Dalam konferensi persnya, Nasaruddin didampingi oleh perwakilan Majelis Ulama Indonesia (MUI) Abdullah Jaidi, Ketua Komisi VIII DPR RI Marwan Dasopang, Wakil Menteri Agama RI Romo Muhammad Syafi’i, dan Dirjen Bimas Islam Abu Rokhmad.

Sidang isbat ini melibatkan tim hisab dan rukyat Kemenag serta dihadiri para duta besar negara sahabat dan perwakilan ormas Islam. Sidang ini juga akan melibatkan perwakilan Badan Riset dan Inovasi Nasional (BRIN), Badan Meteorologi Klimatologi dan Geofisika (BMKG), dan undangan lainnya.
Sebelumnya, Direktur Jenderal Bimbingan Masyarakat Islam Kemenag Abu Rokhmad, menyebut pemantauan hilal atau Rukyatulhilal akan dilakukan pada 125 titik di seluruh Indonesia. Dalam pemantauan itu, Kemenag melibatkan para ahli falak dari Kantor Wilayah Kemenag dan Kemenag Kabupaten/Kota, serta bekerja sama dengan Pengadilan Agama, organisasi masyarakat Islam, dan instansi terkait lainnya.
“Pemantauan hilal awal Ramadan akan dilakukan di 125 titik se-Indonesia pada 28 Februari mendatang,” kata Abu Rokhmad di Jakarta, Selasa, (18/2/2025).

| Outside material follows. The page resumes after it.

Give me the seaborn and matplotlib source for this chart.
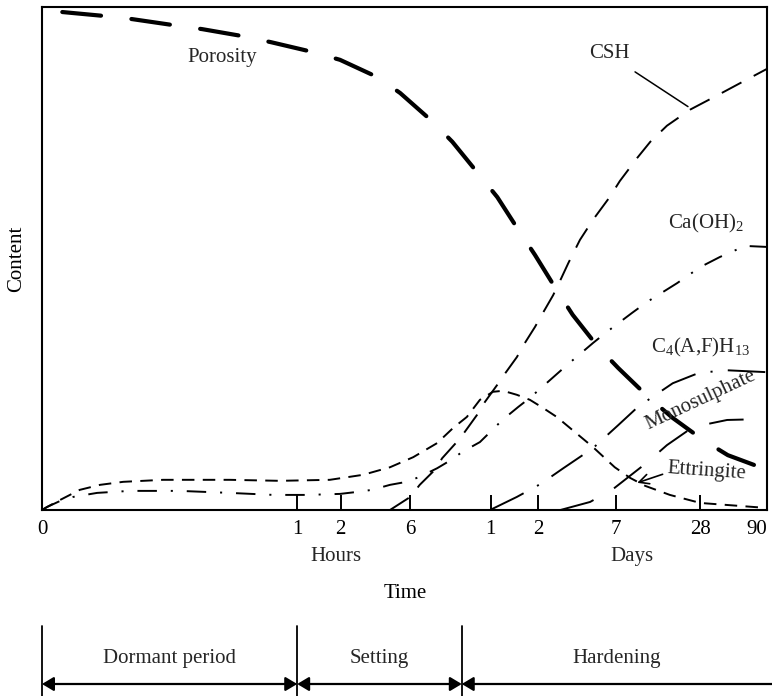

Ia mengungkapkan, berdasarkan perhitungan astronomi (hisab), ijtimak menjelang Ramadan 1446 H diperkirakan terjadi pada Jumat, (28/2/2025), sekitar pukul 07.44 WIB. Pada hari rukyat, kata dia, ketinggian hilal di seluruh wilayah Indonesia berada di atas ufuk dengan kisaran antara 3° 5,91’ hingga 4° 40,96’. Sementara itu, sudut elongasi berkisar antara 4° 47,03’ hingga 6° 24,14’.
Muhammadiyah Tetapkan 1 Ramadan Jatuh pada 1 Maret
Pimpinan Pusat (PP) Muhammadiyah telah menetapkan awal puasa pada Sabtu, 1 Maret 2025, menggunakan metode Hisab Hakiki Wujudul Hilal.
Dengan metode ini, Muhammadiyah menetapkan bahwa hilal dianggap terlihat jika ketinggiannya lebih dari 3 derajat, meskipun elongasinya belum memenuhi kriteria MABIMS.